----- INFORMATION SHOWN -----

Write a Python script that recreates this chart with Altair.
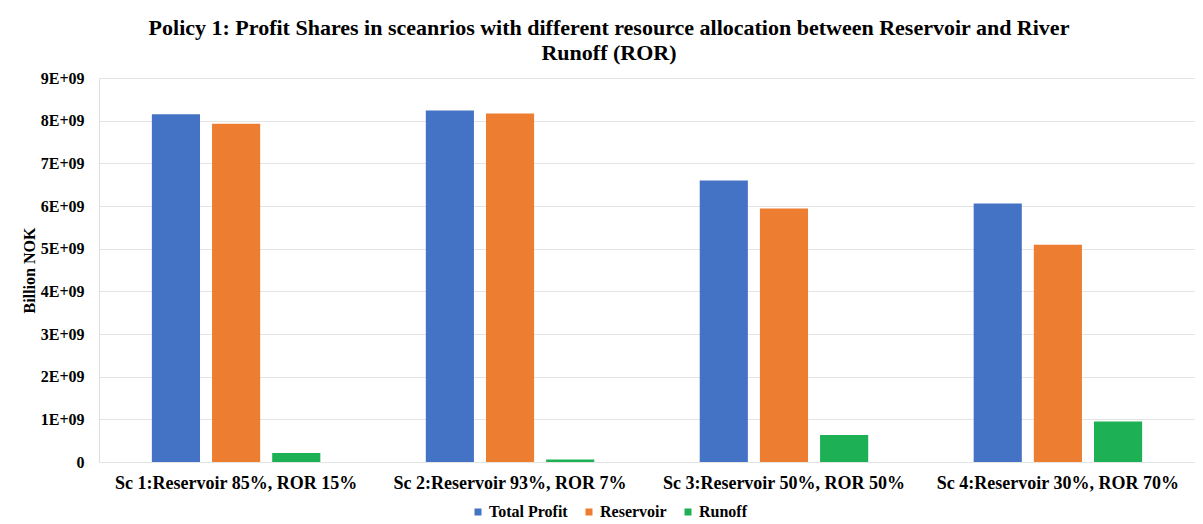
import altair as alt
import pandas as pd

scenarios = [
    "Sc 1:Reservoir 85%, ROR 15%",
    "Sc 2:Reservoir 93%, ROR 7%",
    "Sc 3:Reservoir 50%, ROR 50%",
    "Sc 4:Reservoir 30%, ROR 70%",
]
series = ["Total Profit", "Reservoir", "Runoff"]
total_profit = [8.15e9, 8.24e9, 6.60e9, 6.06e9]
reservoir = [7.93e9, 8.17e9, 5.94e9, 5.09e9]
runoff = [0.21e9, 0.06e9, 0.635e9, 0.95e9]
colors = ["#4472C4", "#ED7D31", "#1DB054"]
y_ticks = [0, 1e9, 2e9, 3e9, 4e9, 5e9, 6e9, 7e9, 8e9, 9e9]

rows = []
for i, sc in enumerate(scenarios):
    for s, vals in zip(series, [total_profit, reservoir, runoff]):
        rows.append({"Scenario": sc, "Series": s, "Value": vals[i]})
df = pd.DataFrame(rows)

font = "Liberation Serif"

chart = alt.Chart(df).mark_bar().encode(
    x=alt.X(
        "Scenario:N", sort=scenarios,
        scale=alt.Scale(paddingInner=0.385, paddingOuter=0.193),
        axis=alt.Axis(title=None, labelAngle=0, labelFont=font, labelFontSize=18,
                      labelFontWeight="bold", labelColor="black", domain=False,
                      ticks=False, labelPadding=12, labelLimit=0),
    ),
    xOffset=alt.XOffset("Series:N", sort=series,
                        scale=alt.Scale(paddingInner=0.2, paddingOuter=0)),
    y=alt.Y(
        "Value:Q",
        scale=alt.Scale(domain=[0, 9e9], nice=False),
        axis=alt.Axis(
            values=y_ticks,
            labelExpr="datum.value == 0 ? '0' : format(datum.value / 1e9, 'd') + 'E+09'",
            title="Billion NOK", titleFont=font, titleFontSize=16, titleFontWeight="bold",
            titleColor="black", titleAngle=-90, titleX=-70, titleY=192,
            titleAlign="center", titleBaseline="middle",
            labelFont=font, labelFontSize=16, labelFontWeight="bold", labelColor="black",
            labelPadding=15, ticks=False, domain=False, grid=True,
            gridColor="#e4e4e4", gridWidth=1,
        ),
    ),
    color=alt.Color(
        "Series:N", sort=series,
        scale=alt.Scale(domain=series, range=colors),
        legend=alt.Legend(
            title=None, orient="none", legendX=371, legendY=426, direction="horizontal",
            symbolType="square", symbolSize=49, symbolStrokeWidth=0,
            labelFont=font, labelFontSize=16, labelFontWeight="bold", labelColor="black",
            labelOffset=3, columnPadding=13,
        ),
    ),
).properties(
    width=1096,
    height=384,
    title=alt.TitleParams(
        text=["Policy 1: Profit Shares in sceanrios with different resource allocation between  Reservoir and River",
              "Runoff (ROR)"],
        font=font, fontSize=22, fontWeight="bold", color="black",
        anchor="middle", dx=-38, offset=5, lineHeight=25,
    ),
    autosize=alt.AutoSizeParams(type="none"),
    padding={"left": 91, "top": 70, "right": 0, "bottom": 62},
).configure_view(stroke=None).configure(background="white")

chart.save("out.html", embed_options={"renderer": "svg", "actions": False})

-----

→ **STATED GOAL**
Give back the whole listing as it stands, minus its pictures.

→ **ANSWER FOR THE TASK**
Write a Python script that recreates this chart with Altair.
import altair as alt
import pandas as pd

scenarios = [
    "Sc 1:Reservoir 85%, ROR 15%",
    "Sc 2:Reservoir 93%, ROR 7%",
    "Sc 3:Reservoir 50%, ROR 50%",
    "Sc 4:Reservoir 30%, ROR 70%",
]
series = ["Total Profit", "Reservoir", "Runoff"]
total_profit = [8.15e9, 8.24e9, 6.60e9, 6.06e9]
reservoir = [7.93e9, 8.17e9, 5.94e9, 5.09e9]
runoff = [0.21e9, 0.06e9, 0.635e9, 0.95e9]
colors = ["#4472C4", "#ED7D31", "#1DB054"]
y_ticks = [0, 1e9, 2e9, 3e9, 4e9, 5e9, 6e9, 7e9, 8e9, 9e9]

rows = []
for i, sc in enumerate(scenarios):
    for s, vals in zip(series, [total_profit, reservoir, runoff]):
        rows.append({"Scenario": sc, "Series": s, "Value": vals[i]})
df = pd.DataFrame(rows)

font = "Liberation Serif"

chart = alt.Chart(df).mark_bar().encode(
    x=alt.X(
        "Scenario:N", sort=scenarios,
        scale=alt.Scale(paddingInner=0.385, paddingOuter=0.193),
        axis=alt.Axis(title=None, labelAngle=0, labelFont=font, labelFontSize=18,
                      labelFontWeight="bold", labelColor="black", domain=False,
                      ticks=False, labelPadding=12, labelLimit=0),
    ),
    xOffset=alt.XOffset("Series:N", sort=series,
                        scale=alt.Scale(paddingInner=0.2, paddingOuter=0)),
    y=alt.Y(
        "Value:Q",
        scale=alt.Scale(domain=[0, 9e9], nice=False),
        axis=alt.Axis(
            values=y_ticks,
            labelExpr="datum.value == 0 ? '0' : format(datum.value / 1e9, 'd') + 'E+09'",
            title="Billion NOK", titleFont=font, titleFontSize=16, titleFontWeight="bold",
            titleColor="black", titleAngle=-90, titleX=-70, titleY=192,
            titleAlign="center", titleBaseline="middle",
            labelFont=font, labelFontSize=16, labelFontWeight="bold", labelColor="black",
            labelPadding=15, ticks=False, domain=False, grid=True,
            gridColor="#e4e4e4", gridWidth=1,
        ),
    ),
    color=alt.Color(
        "Series:N", sort=series,
        scale=alt.Scale(domain=series, range=colors),
        legend=alt.Legend(
            title=None, orient="none", legendX=371, legendY=426, direction="horizontal",
            symbolType="square", symbolSize=49, symbolStrokeWidth=0,
            labelFont=font, labelFontSize=16, labelFontWeight="bold", labelColor="black",
            labelOffset=3, columnPadding=13,
        ),
    ),
).properties(
    width=1096,
    height=384,
    title=alt.TitleParams(
        text=["Policy 1: Profit Shares in sceanrios with different resource allocation between  Reservoir and River",
              "Runoff (ROR)"],
        font=font, fontSize=22, fontWeight="bold", color="black",
        anchor="middle", dx=-38, offset=5, lineHeight=25,
    ),
    autosize=alt.AutoSizeParams(type="none"),
    padding={"left": 91, "top": 70, "right": 0, "bottom": 62},
).configure_view(stroke=None).configure(background="white")

chart.save("out.html", embed_options={"renderer": "svg", "actions": False})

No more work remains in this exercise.